Dónde queda este origen respecto al resto
‘Assassin’s Creed: Origins’ es vástago de su tiempo. Abundan las facetas sociales —pudiendo puntuar fotos ajenas con corazoncitos—, las microtransacciones, y por error acabaremos dentro del menú en más de una ocasión. Tal vez picaremos, tal vez lo ignoraremos, pero ahí están, recordándonos que los tiempos han cambiado. Todas las facetas del juego lucen a un gran nivel: la banda sonora evoca los mejores momentos de 'Assassin’s Creed IV: Black Flag' —también firma Sarah Schachner—, nos traslada a ese Egipto convulso e irrevocable, haciendo uso de instrumentación étnica.
Y si hablamos de aspectos gráficos, los tráilers no han engañado a nadie: todo lo que hemos visto hemos podido jugarlo.
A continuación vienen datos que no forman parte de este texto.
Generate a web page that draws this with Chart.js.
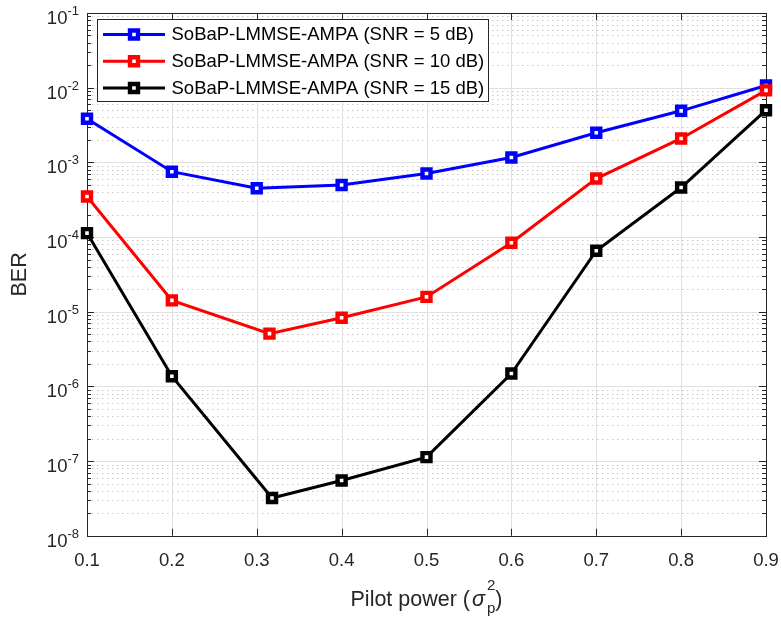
<!DOCTYPE html>
<html><head><meta charset="utf-8">
<script src="https://cdn.jsdelivr.net/npm/chart.js@4.4.1/dist/chart.umd.min.js"></script>
<style>html,body{margin:0;padding:0;background:#fff;}#wrap{width:781px;height:620px;}</style>
</head><body><div id="wrap"><canvas id="c" width="781" height="620"></canvas></div>
<script>
// ---- data ----
const xTickValues = [0.1, 0.2, 0.3, 0.4, 0.5, 0.6, 0.7, 0.8, 0.9];
const yDecadeExponents = [-8, -7, -6, -5, -4, -3, -2, -1];
const seriesLabels = [
  'SoBaP-LMMSE-AMPA (SNR = 5 dB)',
  'SoBaP-LMMSE-AMPA (SNR = 10 dB)',
  'SoBaP-LMMSE-AMPA (SNR = 15 dB)'
];
const pilotPowerSnr5  = [0.1, 0.2, 0.3,   0.4, 0.5, 0.6, 0.7, 0.8, 0.9];
const pilotPowerSnr10 = [0.1, 0.2, 0.315, 0.4, 0.5, 0.6, 0.7, 0.8, 0.9];
const pilotPowerSnr15 = [0.1, 0.2, 0.318, 0.4, 0.5, 0.6, 0.7, 0.8, 0.9];
const berSnr5  = [3.83e-3, 7.5e-4, 4.5e-4, 4.98e-4, 7.1e-4, 1.16e-3, 2.49e-3, 4.9e-3, 1.07e-2];
const berSnr10 = [3.49e-4, 1.42e-5, 5.09e-6, 8.3e-6, 1.58e-5, 8.4e-5, 6.07e-4, 2.09e-3, 9.2e-3];
const berSnr15 = [1.13e-4, 1.37e-6, 3.21e-8, 5.5e-8, 1.13e-7, 1.49e-6, 6.57e-5, 4.6e-4, 4.99e-3];
const seriesColors = ['#0000ff', '#ff0000', '#000000'];

// ---- styling ----
const FONT = '"Liberation Sans", Arial, Helvetica, sans-serif';
const AX = '#262626';
const TICK_FS = 18.5;
const LABEL_FS = 21.5;

function pts(xs, ys) { return xs.map((x, i) => ({ x: x, y: ys[i] })); }
const seriesX = [pilotPowerSnr5, pilotPowerSnr10, pilotPowerSnr15];
const seriesY = [berSnr5, berSnr10, berSnr15];

const datasets = seriesLabels.map((lab, i) => ({
  label: lab,
  data: pts(seriesX[i], seriesY[i]),
  borderColor: seriesColors[i],
  backgroundColor: '#ffffff',
  pointBorderColor: seriesColors[i],
  pointBackgroundColor: '#ffffff',
  borderWidth: 3,
  pointStyle: 'rect',
  pointRadius: 5.66,
  pointHoverRadius: 5.66,
  pointBorderWidth: 4.4,
  tension: 0,
  fill: false,
  clip: false,
  order: 3 - i
}));

const matlabAxes = {
  id: 'matlabAxes',
  beforeDraw(chart) {
    const c = chart.ctx; c.save(); c.fillStyle = '#fff'; c.fillRect(0, 0, chart.width, chart.height); c.restore();
  },
  beforeDatasetsDraw(chart) {
    const { ctx, chartArea: a, scales: { x, y } } = chart;
    ctx.save();
    ctx.lineWidth = 1;
    // minor dotted horizontal grid
    ctx.strokeStyle = '#c8c8c8';
    ctx.setLineDash([1.5, 3.5]);
    for (const e of yDecadeExponents) {
      if (e === -1) continue;
      for (let k = 2; k <= 9; k++) {
        const py = Math.round(y.getPixelForValue(k * Math.pow(10, e))) + 0.5;
        ctx.beginPath(); ctx.moveTo(a.left, py); ctx.lineTo(a.right, py); ctx.stroke();
      }
    }
    ctx.setLineDash([]);
    // major grid
    ctx.strokeStyle = '#e0e0e0';
    for (const e of yDecadeExponents) {
      const py = Math.round(y.getPixelForValue(Math.pow(10, e))) + 0.5;
      ctx.beginPath(); ctx.moveTo(a.left, py); ctx.lineTo(a.right, py); ctx.stroke();
    }
    for (const v of xTickValues) {
      const px = Math.round(x.getPixelForValue(v)) + 0.5;
      ctx.beginPath(); ctx.moveTo(px, a.top); ctx.lineTo(px, a.bottom); ctx.stroke();
    }
    // tick marks inside
    ctx.strokeStyle = AX;
    for (const v of xTickValues) {
      const px = Math.round(x.getPixelForValue(v)) + 0.5;
      ctx.beginPath(); ctx.moveTo(px, a.bottom); ctx.lineTo(px, a.bottom - 7); ctx.stroke();
      ctx.beginPath(); ctx.moveTo(px, a.top); ctx.lineTo(px, a.top + 7); ctx.stroke();
    }
    for (const e of yDecadeExponents) {
      for (let k = 1; k <= 9; k++) {
        if (e === -1 && k > 1) continue;
        const len = k === 1 ? 7 : 4;
        const py = Math.round(y.getPixelForValue(k * Math.pow(10, e))) + 0.5;
        ctx.beginPath(); ctx.moveTo(a.left, py); ctx.lineTo(a.left + len, py); ctx.stroke();
        ctx.beginPath(); ctx.moveTo(a.right, py); ctx.lineTo(a.right - len, py); ctx.stroke();
      }
    }
    // box
    ctx.strokeRect(Math.round(a.left) + 0.5, Math.round(a.top) + 0.5,
                   Math.round(a.right - a.left), Math.round(a.bottom - a.top));
    ctx.restore();
  },
  afterDatasetsDraw(chart) {
    const ctx = chart.ctx;
    ctx.save();
    // legend
    ctx.fillStyle = '#fff';
    ctx.fillRect(97.5, 19.5, 391, 82);
    ctx.strokeStyle = AX; ctx.lineWidth = 1;
    ctx.strokeRect(97.5, 19.5, 391, 82);
    const rows = [34.5, 61.3, 88];
    seriesLabels.forEach((lab, i) => {
      const ry = rows[i];
      ctx.strokeStyle = seriesColors[i]; ctx.lineWidth = 3;
      ctx.beginPath(); ctx.moveTo(103, ry); ctx.lineTo(165, ry); ctx.stroke();
      ctx.fillStyle = '#fff'; ctx.lineWidth = 4.4;
      ctx.beginPath(); ctx.rect(134 - 4, ry - 4, 8, 8); ctx.fill(); ctx.stroke();
      ctx.fillStyle = '#000';
      ctx.font = TICK_FS + 'px ' + FONT;
      ctx.textAlign = 'left'; ctx.textBaseline = 'middle';
      ctx.fillText(lab, 171.5, ry + 0.5);
    });
    ctx.restore();
  },
  afterDraw(chart) {
    const { ctx, chartArea: a, scales: { y } } = chart;
    ctx.save();
    ctx.fillStyle = AX;
    ctx.textBaseline = 'alphabetic';
    // y tick labels 10^e
    for (const e of yDecadeExponents) {
      const py = y.getPixelForValue(Math.pow(10, e));
      const expTxt = String(e);
      ctx.font = '13px ' + FONT;
      const we = ctx.measureText(expTxt).width;
      const xe = a.left - 8 - we;
      ctx.textAlign = 'left';
      ctx.fillText(expTxt, xe, py + 2);
      ctx.font = TICK_FS + 'px ' + FONT;
      ctx.textAlign = 'right';
      ctx.fillText('10', xe, py + 11);
    }
    // y axis title
    ctx.save();
    ctx.translate(20, (a.top + a.bottom) / 2);
    ctx.rotate(-Math.PI / 2);
    ctx.font = LABEL_FS + 'px ' + FONT;
    ctx.textAlign = 'center'; ctx.textBaseline = 'middle';
    ctx.fillText('BER', 0, 0);
    ctx.restore();
    // x axis title: Pilot power (σ_p^2)
    const base = 606;
    const f1 = LABEL_FS + 'px ' + FONT, fs = 'italic ' + LABEL_FS + 'px ' + FONT, fsc = '15px ' + FONT;
    ctx.font = f1; const w1 = ctx.measureText('Pilot power (').width;
    ctx.font = fs; const w2 = ctx.measureText('\u03C3').width;
    ctx.font = fsc; const w3 = Math.max(ctx.measureText('2').width, ctx.measureText('p').width);
    ctx.font = f1; const w4 = ctx.measureText(')').width;
    const total = w1 + 2 + w2 + 2 + w3 + w4;
    let cx = (a.left + a.right) / 2 - total / 2;
    ctx.textAlign = 'left'; ctx.textBaseline = 'alphabetic';
    ctx.font = f1; ctx.fillText('Pilot power (', cx, base); cx += w1 + 2;
    ctx.font = fs; ctx.fillText('\u03C3', cx, base); cx += w2 + 2;
    ctx.font = fsc; ctx.fillText('2', cx, base - 16); ctx.fillText('p', cx, base + 7); cx += w3;
    ctx.font = f1; ctx.fillText(')', cx, base);
    ctx.restore();
  }
};

new Chart(document.getElementById('c'), {
  type: 'line',
  data: { datasets: datasets },
  options: {
    responsive: false,
    animation: false,
    devicePixelRatio: 1,
    events: [],
    layout: { padding: { left: 87, right: 15, top: 13, bottom: 34 } },
    plugins: { legend: { display: false }, tooltip: { enabled: false } },
    scales: {
      x: {
        type: 'linear', min: 0.1, max: 0.9,
        afterBuildTicks: s => { s.ticks = xTickValues.map(v => ({ value: v })); },
        afterFit: s => { s.paddingLeft = 0; s.paddingRight = 0; },
        grid: { display: false, drawTicks: false },
        border: { display: false },
        ticks: {
          font: { family: FONT, size: TICK_FS }, color: AX, padding: 14,
          maxRotation: 0, autoSkip: false,
          callback: v => Number(v).toFixed(1)
        }
      },
      y: {
        type: 'logarithmic', min: 1e-8, max: 1e-1,
        grid: { display: false, drawTicks: false },
        border: { display: false },
        ticks: { display: false }
      }
    }
  },
  plugins: [matlabAxes]
});
</script>
</body></html>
La distancia de dibujado, las transiciones entre Senu y Bayek —e incluso las escenas de su pasado como padre de familia— son limpias y ágiles. Y los tiempos de carga más breves que nunca. La superproducción enlaza con los momentos determinantes de la primera entrega e insufla aire nuevo, empuja la saga a ser algo más dentro de un futuro atestado de juegos similares donde las buenas ideas se premian casi siempre.
Mirando hacia ese horizonte de arena, recogiendo las flechas de los cadáveres caídos, cualquier jugador podría decir que sí, que en 'Breath of the Wild' ya se pueden hacer todas estas cosas, que el sistema Nemesis de Sombras de Mordor es más innovador y dinámico. Tal vez.
Pero cuando 'Assassin’s Creed' quiere sacar músculo de esa faceta didáctica copada de lecturas y guiños internos, ese vivir mundos pretéritos desde dentro, nadie lo hace mejor que él. Es de agradecer el rigor con el que significante y significado se dan la mano en un mundo que, para muchos de nosotros, se antoja un jeroglífico incomprensible.